►
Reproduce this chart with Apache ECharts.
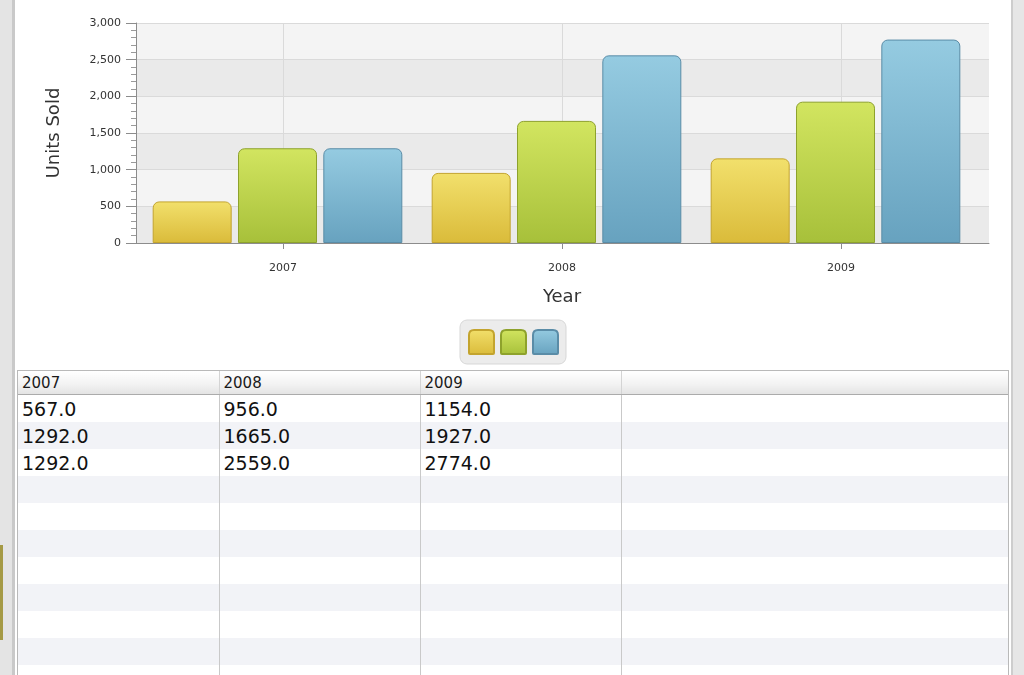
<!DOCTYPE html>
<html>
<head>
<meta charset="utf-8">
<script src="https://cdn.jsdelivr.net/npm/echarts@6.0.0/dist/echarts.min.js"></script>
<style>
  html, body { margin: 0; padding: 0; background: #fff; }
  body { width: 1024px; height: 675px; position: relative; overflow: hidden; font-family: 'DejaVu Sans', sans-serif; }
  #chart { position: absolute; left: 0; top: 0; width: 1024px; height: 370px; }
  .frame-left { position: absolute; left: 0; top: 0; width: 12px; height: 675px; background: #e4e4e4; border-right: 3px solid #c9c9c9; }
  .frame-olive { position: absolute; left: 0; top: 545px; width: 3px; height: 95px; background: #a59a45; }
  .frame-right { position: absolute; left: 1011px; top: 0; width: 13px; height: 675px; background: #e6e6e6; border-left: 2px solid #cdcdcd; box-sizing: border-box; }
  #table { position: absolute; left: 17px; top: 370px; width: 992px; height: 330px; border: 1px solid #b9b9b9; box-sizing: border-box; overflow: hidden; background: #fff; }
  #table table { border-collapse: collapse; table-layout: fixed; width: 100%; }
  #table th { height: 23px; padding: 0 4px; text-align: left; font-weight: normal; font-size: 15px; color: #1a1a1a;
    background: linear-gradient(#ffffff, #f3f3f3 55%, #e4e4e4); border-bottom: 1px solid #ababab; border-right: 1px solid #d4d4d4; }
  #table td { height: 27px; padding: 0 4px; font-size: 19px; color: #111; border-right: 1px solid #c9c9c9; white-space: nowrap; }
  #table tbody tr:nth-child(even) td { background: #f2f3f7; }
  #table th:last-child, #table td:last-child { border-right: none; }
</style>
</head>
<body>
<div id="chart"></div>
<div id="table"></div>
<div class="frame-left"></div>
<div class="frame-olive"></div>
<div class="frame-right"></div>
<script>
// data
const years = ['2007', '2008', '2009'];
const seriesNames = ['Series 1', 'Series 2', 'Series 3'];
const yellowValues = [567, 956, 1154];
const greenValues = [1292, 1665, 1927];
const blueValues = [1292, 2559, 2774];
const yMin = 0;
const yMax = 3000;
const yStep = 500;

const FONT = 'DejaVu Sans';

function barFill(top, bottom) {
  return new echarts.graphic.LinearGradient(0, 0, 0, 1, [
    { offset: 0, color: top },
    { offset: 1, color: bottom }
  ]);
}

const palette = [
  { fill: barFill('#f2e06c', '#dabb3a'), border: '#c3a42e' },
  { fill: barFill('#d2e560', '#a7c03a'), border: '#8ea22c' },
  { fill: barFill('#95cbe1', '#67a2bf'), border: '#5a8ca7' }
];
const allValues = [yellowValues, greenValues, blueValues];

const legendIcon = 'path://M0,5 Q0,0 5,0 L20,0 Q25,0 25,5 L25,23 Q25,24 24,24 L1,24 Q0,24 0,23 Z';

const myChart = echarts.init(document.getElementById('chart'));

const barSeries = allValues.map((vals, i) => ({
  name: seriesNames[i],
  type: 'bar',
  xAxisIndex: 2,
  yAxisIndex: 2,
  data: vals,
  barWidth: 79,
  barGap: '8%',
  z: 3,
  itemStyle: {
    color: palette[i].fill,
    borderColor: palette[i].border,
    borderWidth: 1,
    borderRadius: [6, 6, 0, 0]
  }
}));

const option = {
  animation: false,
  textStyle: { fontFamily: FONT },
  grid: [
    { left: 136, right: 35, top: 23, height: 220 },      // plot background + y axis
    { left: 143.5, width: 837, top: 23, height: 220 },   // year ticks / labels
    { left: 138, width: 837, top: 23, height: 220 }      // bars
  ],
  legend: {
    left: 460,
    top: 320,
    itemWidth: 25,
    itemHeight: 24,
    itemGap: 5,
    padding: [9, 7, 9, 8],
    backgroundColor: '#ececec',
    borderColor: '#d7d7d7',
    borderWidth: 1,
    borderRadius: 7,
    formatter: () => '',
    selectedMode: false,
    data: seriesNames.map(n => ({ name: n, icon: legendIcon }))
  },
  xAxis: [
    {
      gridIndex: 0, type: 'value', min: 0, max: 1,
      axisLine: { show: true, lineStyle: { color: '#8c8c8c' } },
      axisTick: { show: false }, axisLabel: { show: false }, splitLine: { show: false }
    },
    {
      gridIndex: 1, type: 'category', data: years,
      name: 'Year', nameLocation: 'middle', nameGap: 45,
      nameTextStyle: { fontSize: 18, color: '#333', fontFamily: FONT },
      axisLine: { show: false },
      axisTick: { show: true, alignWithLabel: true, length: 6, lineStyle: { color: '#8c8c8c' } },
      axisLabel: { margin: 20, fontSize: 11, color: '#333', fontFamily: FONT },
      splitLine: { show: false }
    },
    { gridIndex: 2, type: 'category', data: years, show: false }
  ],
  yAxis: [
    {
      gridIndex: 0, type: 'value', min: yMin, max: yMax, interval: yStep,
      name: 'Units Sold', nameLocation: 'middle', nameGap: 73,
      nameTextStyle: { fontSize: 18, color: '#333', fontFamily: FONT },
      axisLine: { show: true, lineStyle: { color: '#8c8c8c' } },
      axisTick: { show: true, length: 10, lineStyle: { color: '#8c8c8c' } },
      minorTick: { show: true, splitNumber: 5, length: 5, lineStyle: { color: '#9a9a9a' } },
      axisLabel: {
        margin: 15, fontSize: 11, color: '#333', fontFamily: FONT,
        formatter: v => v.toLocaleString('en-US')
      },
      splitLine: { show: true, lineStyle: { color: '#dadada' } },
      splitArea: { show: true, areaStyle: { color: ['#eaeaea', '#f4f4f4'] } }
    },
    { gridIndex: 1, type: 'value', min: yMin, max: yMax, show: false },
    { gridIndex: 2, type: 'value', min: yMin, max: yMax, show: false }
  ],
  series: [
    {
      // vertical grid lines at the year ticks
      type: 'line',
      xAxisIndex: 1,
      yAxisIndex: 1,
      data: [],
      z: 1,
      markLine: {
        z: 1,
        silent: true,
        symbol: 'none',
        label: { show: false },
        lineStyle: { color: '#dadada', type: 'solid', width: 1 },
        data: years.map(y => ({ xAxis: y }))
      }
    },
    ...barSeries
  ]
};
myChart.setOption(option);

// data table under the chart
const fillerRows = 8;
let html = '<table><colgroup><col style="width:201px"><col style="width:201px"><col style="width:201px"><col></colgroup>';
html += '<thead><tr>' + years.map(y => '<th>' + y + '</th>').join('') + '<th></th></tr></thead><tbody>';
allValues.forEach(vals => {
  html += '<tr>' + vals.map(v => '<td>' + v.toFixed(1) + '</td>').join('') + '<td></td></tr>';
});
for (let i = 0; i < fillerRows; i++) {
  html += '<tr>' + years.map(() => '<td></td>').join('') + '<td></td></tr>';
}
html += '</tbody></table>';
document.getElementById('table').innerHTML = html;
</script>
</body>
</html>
◄
§ **Challenge**: Without the pictures, write out all of the material exactly.

§ **Written reply**:
Reproduce this chart with Apache ECharts.
<!DOCTYPE html>
<html>
<head>
<meta charset="utf-8">
<script src="https://cdn.jsdelivr.net/npm/echarts@6.0.0/dist/echarts.min.js"></script>
<style>
  html, body { margin: 0; padding: 0; background: #fff; }
  body { width: 1024px; height: 675px; position: relative; overflow: hidden; font-family: 'DejaVu Sans', sans-serif; }
  #chart { position: absolute; left: 0; top: 0; width: 1024px; height: 370px; }
  .frame-left { position: absolute; left: 0; top: 0; width: 12px; height: 675px; background: #e4e4e4; border-right: 3px solid #c9c9c9; }
  .frame-olive { position: absolute; left: 0; top: 545px; width: 3px; height: 95px; background: #a59a45; }
  .frame-right { position: absolute; left: 1011px; top: 0; width: 13px; height: 675px; background: #e6e6e6; border-left: 2px solid #cdcdcd; box-sizing: border-box; }
  #table { position: absolute; left: 17px; top: 370px; width: 992px; height: 330px; border: 1px solid #b9b9b9; box-sizing: border-box; overflow: hidden; background: #fff; }
  #table table { border-collapse: collapse; table-layout: fixed; width: 100%; }
  #table th { height: 23px; padding: 0 4px; text-align: left; font-weight: normal; font-size: 15px; color: #1a1a1a;
    background: linear-gradient(#ffffff, #f3f3f3 55%, #e4e4e4); border-bottom: 1px solid #ababab; border-right: 1px solid #d4d4d4; }
  #table td { height: 27px; padding: 0 4px; font-size: 19px; color: #111; border-right: 1px solid #c9c9c9; white-space: nowrap; }
  #table tbody tr:nth-child(even) td { background: #f2f3f7; }
  #table th:last-child, #table td:last-child { border-right: none; }
</style>
</head>
<body>
<div id="chart"></div>
<div id="table"></div>
<div class="frame-left"></div>
<div class="frame-olive"></div>
<div class="frame-right"></div>
<script>
// data
const years = ['2007', '2008', '2009'];
const seriesNames = ['Series 1', 'Series 2', 'Series 3'];
const yellowValues = [567, 956, 1154];
const greenValues = [1292, 1665, 1927];
const blueValues = [1292, 2559, 2774];
const yMin = 0;
const yMax = 3000;
const yStep = 500;

const FONT = 'DejaVu Sans';

function barFill(top, bottom) {
  return new echarts.graphic.LinearGradient(0, 0, 0, 1, [
    { offset: 0, color: top },
    { offset: 1, color: bottom }
  ]);
}

const palette = [
  { fill: barFill('#f2e06c', '#dabb3a'), border: '#c3a42e' },
  { fill: barFill('#d2e560', '#a7c03a'), border: '#8ea22c' },
  { fill: barFill('#95cbe1', '#67a2bf'), border: '#5a8ca7' }
];
const allValues = [yellowValues, greenValues, blueValues];

const legendIcon = 'path://M0,5 Q0,0 5,0 L20,0 Q25,0 25,5 L25,23 Q25,24 24,24 L1,24 Q0,24 0,23 Z';

const myChart = echarts.init(document.getElementById('chart'));

const barSeries = allValues.map((vals, i) => ({
  name: seriesNames[i],
  type: 'bar',
  xAxisIndex: 2,
  yAxisIndex: 2,
  data: vals,
  barWidth: 79,
  barGap: '8%',
  z: 3,
  itemStyle: {
    color: palette[i].fill,
    borderColor: palette[i].border,
    borderWidth: 1,
    borderRadius: [6, 6, 0, 0]
  }
}));

const option = {
  animation: false,
  textStyle: { fontFamily: FONT },
  grid: [
    { left: 136, right: 35, top: 23, height: 220 },      // plot background + y axis
    { left: 143.5, width: 837, top: 23, height: 220 },   // year ticks / labels
    { left: 138, width: 837, top: 23, height: 220 }      // bars
  ],
  legend: {
    left: 460,
    top: 320,
    itemWidth: 25,
    itemHeight: 24,
    itemGap: 5,
    padding: [9, 7, 9, 8],
    backgroundColor: '#ececec',
    borderColor: '#d7d7d7',
    borderWidth: 1,
    borderRadius: 7,
    formatter: () => '',
    selectedMode: false,
    data: seriesNames.map(n => ({ name: n, icon: legendIcon }))
  },
  xAxis: [
    {
      gridIndex: 0, type: 'value', min: 0, max: 1,
      axisLine: { show: true, lineStyle: { color: '#8c8c8c' } },
      axisTick: { show: false }, axisLabel: { show: false }, splitLine: { show: false }
    },
    {
      gridIndex: 1, type: 'category', data: years,
      name: 'Year', nameLocation: 'middle', nameGap: 45,
      nameTextStyle: { fontSize: 18, color: '#333', fontFamily: FONT },
      axisLine: { show: false },
      axisTick: { show: true, alignWithLabel: true, length: 6, lineStyle: { color: '#8c8c8c' } },
      axisLabel: { margin: 20, fontSize: 11, color: '#333', fontFamily: FONT },
      splitLine: { show: false }
    },
    { gridIndex: 2, type: 'category', data: years, show: false }
  ],
  yAxis: [
    {
      gridIndex: 0, type: 'value', min: yMin, max: yMax, interval: yStep,
      name: 'Units Sold', nameLocation: 'middle', nameGap: 73,
      nameTextStyle: { fontSize: 18, color: '#333', fontFamily: FONT },
      axisLine: { show: true, lineStyle: { color: '#8c8c8c' } },
      axisTick: { show: true, length: 10, lineStyle: { color: '#8c8c8c' } },
      minorTick: { show: true, splitNumber: 5, length: 5, lineStyle: { color: '#9a9a9a' } },
      axisLabel: {
        margin: 15, fontSize: 11, color: '#333', fontFamily: FONT,
        formatter: v => v.toLocaleString('en-US')
      },
      splitLine: { show: true, lineStyle: { color: '#dadada' } },
      splitArea: { show: true, areaStyle: { color: ['#eaeaea', '#f4f4f4'] } }
    },
    { gridIndex: 1, type: 'value', min: yMin, max: yMax, show: false },
    { gridIndex: 2, type: 'value', min: yMin, max: yMax, show: false }
  ],
  series: [
    {
      // vertical grid lines at the year ticks
      type: 'line',
      xAxisIndex: 1,
      yAxisIndex: 1,
      data: [],
      z: 1,
      markLine: {
        z: 1,
        silent: true,
        symbol: 'none',
        label: { show: false },
        lineStyle: { color: '#dadada', type: 'solid', width: 1 },
        data: years.map(y => ({ xAxis: y }))
      }
    },
    ...barSeries
  ]
};
myChart.setOption(option);

// data table under the chart
const fillerRows = 8;
let html = '<table><colgroup><col style="width:201px"><col style="width:201px"><col style="width:201px"><col></colgroup>';
html += '<thead><tr>' + years.map(y => '<th>' + y + '</th>').join('') + '<th></th></tr></thead><tbody>';
allValues.forEach(vals => {
  html += '<tr>' + vals.map(v => '<td>' + v.toFixed(1) + '</td>').join('') + '<td></td></tr>';
});
for (let i = 0; i < fillerRows; i++) {
  html += '<tr>' + years.map(() => '<td></td>').join('') + '<td></td></tr>';
}
html += '</tbody></table>';
document.getElementById('table').innerHTML = html;
</script>
</body>
</html>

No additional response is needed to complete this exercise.